Jasmine Todd: “It hasn’t been my year.”
July 2 was the last day Jasmine Todd would wear her Oregon singlet.
“I asked Coach Johnson if I was able to wear it, and he allowed me to wear the uniform one last time,” Todd said to reporters on Saturday. “So I kind of ended in the right way.”
Todd was a five-time All-American at Oregon and became yet another Duck sprinter who found success on the national stage. At the 2015 U.S. Outdoor Championships, she finished third in the 100 and fourth in the long jump with a school-record leap of 22-5 ¼.
But her career at Oregon came to a sudden halt when she was not able to compete in the NCAA Championships in June due to academic ineligibility. Though Todd technically has one year left of eligibility to compete collegiately — due to the fact that she missed most of her freshman season because of an injury — she most likely will not be returning to Oregon.
Just like her junior season, Todd’s push for the Rio de Janeiro Olympics also came to a sudden halt. On Sunday, during the third day of the U.S. Track and Field Olympic Trials, Todd failed to qualify for the finals in the women’s 100-meter. She placed last in her heat, and second to last overall with a time of 11.30 seconds.
“It hasn’t been my year this year,” said Todd. “But, how many people can say that it hasn’t been their year, but they made it to the Olympic trials? You can’t be too mad at that.”
The day before, she competed in both the final of the long jump and the first round of the women’s 100 meter dash, one right after the other. She had just finished her final jump when she was rushed to the starting line.
“I wish they didn’t put the long jump and the 100 in the same session, because it’s a lot on the body,” Todd said. “I didn’t really have 24 hours to recover, either.”

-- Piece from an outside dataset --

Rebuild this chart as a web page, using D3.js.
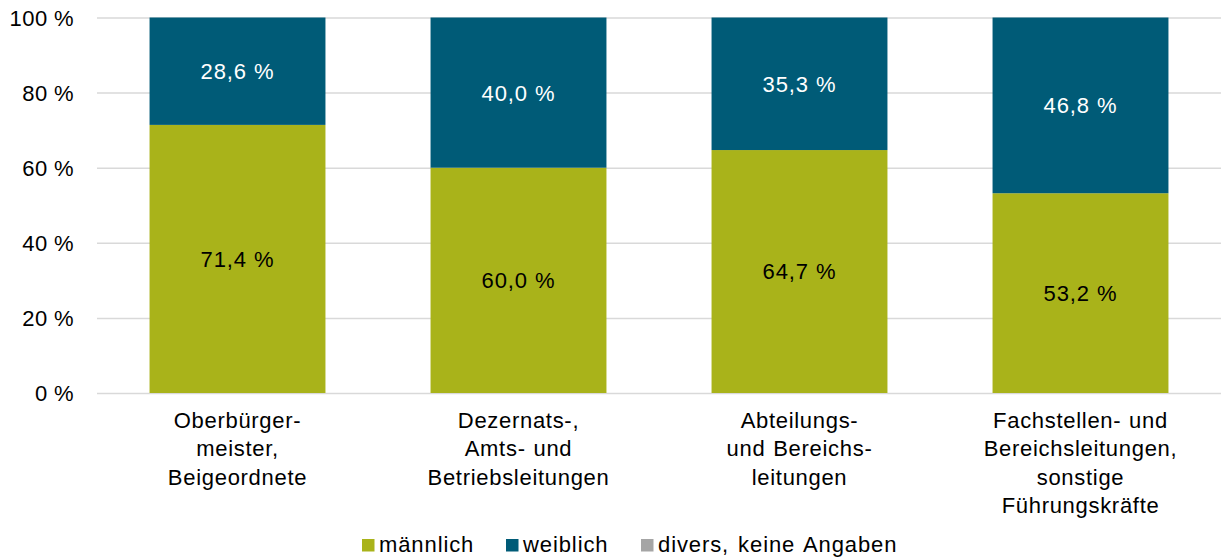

This isn’t the first time that Todd has competed in both events in the same day. During the 2015 Pac 12 Track and Field Championships, Todd competed in both events, finishing in first in the 100 with a time of 11.18 seconds and second in the long jump with a distance of 20 feet, 8.5 inches.
“I was definitely in a lot better shape than I am this year,” said Todd.

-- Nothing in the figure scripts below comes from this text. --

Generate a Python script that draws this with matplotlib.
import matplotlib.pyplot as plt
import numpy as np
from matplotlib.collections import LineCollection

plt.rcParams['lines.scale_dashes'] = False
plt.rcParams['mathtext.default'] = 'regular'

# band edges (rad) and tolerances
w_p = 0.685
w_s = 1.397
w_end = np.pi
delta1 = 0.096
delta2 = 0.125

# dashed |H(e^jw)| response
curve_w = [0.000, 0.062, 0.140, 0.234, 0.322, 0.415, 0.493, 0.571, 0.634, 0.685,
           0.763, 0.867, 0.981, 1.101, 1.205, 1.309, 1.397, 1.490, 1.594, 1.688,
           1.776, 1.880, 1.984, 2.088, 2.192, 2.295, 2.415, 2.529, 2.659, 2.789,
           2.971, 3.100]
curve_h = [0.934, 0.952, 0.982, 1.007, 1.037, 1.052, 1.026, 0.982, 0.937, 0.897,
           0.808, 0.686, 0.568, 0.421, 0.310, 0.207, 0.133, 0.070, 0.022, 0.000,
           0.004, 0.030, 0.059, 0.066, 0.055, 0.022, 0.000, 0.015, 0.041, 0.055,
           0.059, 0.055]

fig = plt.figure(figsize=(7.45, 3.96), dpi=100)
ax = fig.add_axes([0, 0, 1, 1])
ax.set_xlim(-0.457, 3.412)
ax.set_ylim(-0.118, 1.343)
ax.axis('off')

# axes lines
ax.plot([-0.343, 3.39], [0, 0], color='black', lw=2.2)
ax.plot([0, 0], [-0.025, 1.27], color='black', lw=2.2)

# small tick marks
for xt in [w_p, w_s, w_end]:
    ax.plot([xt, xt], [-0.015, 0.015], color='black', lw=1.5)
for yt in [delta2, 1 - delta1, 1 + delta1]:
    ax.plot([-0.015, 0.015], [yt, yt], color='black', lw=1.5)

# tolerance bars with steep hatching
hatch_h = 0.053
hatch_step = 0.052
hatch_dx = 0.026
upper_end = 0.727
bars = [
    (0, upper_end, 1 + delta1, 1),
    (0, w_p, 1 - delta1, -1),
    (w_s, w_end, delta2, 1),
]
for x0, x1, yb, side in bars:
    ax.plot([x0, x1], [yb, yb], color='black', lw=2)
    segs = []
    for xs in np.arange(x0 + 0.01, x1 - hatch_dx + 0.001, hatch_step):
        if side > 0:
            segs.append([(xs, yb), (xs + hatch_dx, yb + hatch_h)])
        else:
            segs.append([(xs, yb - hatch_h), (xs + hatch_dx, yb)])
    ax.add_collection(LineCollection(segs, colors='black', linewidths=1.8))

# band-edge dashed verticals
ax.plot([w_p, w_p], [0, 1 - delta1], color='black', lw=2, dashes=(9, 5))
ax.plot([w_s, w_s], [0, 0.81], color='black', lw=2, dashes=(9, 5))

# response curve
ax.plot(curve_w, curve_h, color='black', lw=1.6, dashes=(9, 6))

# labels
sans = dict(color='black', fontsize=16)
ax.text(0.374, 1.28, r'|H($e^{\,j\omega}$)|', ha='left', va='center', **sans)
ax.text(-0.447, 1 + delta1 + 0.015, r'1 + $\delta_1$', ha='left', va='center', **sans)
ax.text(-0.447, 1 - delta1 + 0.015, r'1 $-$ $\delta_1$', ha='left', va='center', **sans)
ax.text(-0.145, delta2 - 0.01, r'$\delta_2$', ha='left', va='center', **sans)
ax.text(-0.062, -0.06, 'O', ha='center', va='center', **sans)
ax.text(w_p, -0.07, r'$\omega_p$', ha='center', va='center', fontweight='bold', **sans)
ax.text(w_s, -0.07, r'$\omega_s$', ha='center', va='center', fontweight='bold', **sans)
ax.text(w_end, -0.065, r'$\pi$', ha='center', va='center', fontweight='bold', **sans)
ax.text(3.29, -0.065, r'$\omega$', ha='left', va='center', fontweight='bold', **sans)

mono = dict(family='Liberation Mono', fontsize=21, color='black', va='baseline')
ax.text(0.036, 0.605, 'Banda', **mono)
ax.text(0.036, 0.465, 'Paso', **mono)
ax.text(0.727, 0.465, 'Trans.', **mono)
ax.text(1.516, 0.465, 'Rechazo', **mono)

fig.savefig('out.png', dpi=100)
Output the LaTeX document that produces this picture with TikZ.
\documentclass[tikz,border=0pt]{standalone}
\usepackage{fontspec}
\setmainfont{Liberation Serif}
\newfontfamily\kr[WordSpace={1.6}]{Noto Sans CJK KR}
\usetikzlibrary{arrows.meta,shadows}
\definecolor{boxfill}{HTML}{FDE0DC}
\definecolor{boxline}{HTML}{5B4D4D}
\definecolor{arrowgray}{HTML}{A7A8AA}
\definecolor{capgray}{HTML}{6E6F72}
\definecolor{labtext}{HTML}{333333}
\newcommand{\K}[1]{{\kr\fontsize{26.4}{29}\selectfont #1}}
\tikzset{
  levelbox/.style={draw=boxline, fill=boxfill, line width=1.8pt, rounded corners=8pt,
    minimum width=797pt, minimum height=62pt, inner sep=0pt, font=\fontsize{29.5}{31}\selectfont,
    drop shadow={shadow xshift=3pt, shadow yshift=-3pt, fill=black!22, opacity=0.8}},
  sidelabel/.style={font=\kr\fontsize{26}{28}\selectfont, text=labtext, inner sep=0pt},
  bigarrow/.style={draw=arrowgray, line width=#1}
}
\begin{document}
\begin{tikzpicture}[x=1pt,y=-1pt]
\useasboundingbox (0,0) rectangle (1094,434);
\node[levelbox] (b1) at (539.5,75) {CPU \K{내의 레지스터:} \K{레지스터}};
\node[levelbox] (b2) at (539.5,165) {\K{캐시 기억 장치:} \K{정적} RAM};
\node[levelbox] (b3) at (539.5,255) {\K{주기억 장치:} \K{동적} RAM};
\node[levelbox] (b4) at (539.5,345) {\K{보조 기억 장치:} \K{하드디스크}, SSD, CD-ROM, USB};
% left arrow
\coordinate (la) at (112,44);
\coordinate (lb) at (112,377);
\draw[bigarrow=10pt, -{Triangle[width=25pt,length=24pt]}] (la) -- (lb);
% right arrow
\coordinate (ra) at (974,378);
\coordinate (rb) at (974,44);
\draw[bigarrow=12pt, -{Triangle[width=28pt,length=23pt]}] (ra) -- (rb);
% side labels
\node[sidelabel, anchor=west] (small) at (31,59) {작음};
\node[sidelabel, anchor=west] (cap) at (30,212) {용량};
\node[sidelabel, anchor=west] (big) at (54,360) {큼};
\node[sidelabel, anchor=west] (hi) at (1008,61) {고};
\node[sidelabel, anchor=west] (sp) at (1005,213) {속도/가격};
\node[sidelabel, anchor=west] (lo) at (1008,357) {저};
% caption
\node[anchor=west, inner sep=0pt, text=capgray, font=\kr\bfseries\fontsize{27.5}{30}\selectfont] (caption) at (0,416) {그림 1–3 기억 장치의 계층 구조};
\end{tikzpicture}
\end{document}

Saturday yielded much different results. Todd finished last in the long jump with a distance of 19-9¾, missing the Olympic team by a wide margin. Todd was about three feet away from the third place finisher (DeLoach jumped 22-9).
During the preliminary round on Friday, Todd jumped 21-2 ¾ and placed 12th out of 25 competitors to earn the final semifinal spot. Though it was a much further jump that her best semifinal mark, she would have only improved to 9th place had she jumped the same distance on Saturday.

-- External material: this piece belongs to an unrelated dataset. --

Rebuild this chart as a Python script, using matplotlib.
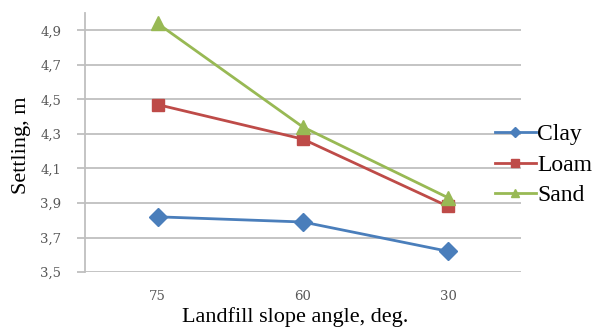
import matplotlib
matplotlib.use("Agg")
import matplotlib.pyplot as plt
from matplotlib.ticker import FuncFormatter

categories = ["75", "60", "30"]
clay = [3.82, 3.79, 3.62]
loam = [4.47, 4.27, 3.88]
sand = [4.94, 4.34, 3.93]
series_names = ["Clay", "Loam", "Sand"]
yticks = [3.5, 3.7, 3.9, 4.1, 4.3, 4.5, 4.7, 4.9]

plt.rcParams['font.family'] = ['Liberation Serif', 'DejaVu Serif']

fig = plt.figure(figsize=(5.94, 3.27), dpi=100)
ax = fig.add_axes([0.143, 0.168, 0.734, 0.792])

x = list(range(len(categories)))
styles = [("#4A7EBB", "D", 9), ("#BE4B48", "s", 9), ("#98B954", "^", 10)]
for vals, name, (c, m, ms) in zip([clay, loam, sand], series_names, styles):
    ax.plot(x, vals, color=c, marker=m, markersize=ms, linewidth=2, label=name)

ax.set_xlim(-0.5, 2.5)
ax.set_ylim(3.5, 5.0)
ax.set_yticks(yticks)
ax.yaxis.set_major_formatter(FuncFormatter(lambda v, p: f"{v:.1f}".replace(".", ",")))
ax.set_xticks(x)
ax.set_xticklabels(categories)
ax.grid(axis='y', color='#bfbfbf', linewidth=1.3)
ax.set_axisbelow(True)
for s in ['top', 'right', 'bottom']:
    ax.spines[s].set_visible(False)
ax.spines['left'].set_color('#bfbfbf')
ax.spines['left'].set_linewidth(1.3)
ax.tick_params(axis='y', length=6, color='#bfbfbf', width=1.3, labelcolor='#595959', pad=11)
ax.tick_params(axis='x', length=0, labelcolor='#595959', pad=13)
for lab in ax.get_yticklabels() + ax.get_xticklabels():
    lab.set_fontfamily('DejaVu Serif')
    lab.set_fontsize(9.5)

ax.set_xlabel("Landfill slope angle, deg.", fontsize=16, va='center')
ax.xaxis.set_label_coords(0.482, -0.174)
ax.set_ylabel("Settling, m", fontsize=16, va='center')
ax.yaxis.set_label_coords(-0.145, 0.49)

fig.legend(loc='center left', bbox_to_anchor=(0.833, 0.495), frameon=False,
           fontsize=17, handlelength=1.75, handletextpad=0.05, labelspacing=0.38,
           borderaxespad=0, borderpad=0, markerscale=0.6)

fig.savefig("out.png", dpi=100)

As for the 100m, she was the last person that qualified to the second round. She had a time of 11.26, finishing fourth in her heat behind Tori Bowie, Barbara Pierre, and Kimberlyn Duncan.
With her collegiate career likely over, Todd will have to chart a new course, away from the school where she found so much success.
“My body just feels a little burnt out,” said Todd on Sunday. “I’ll be back next year, better than ever.”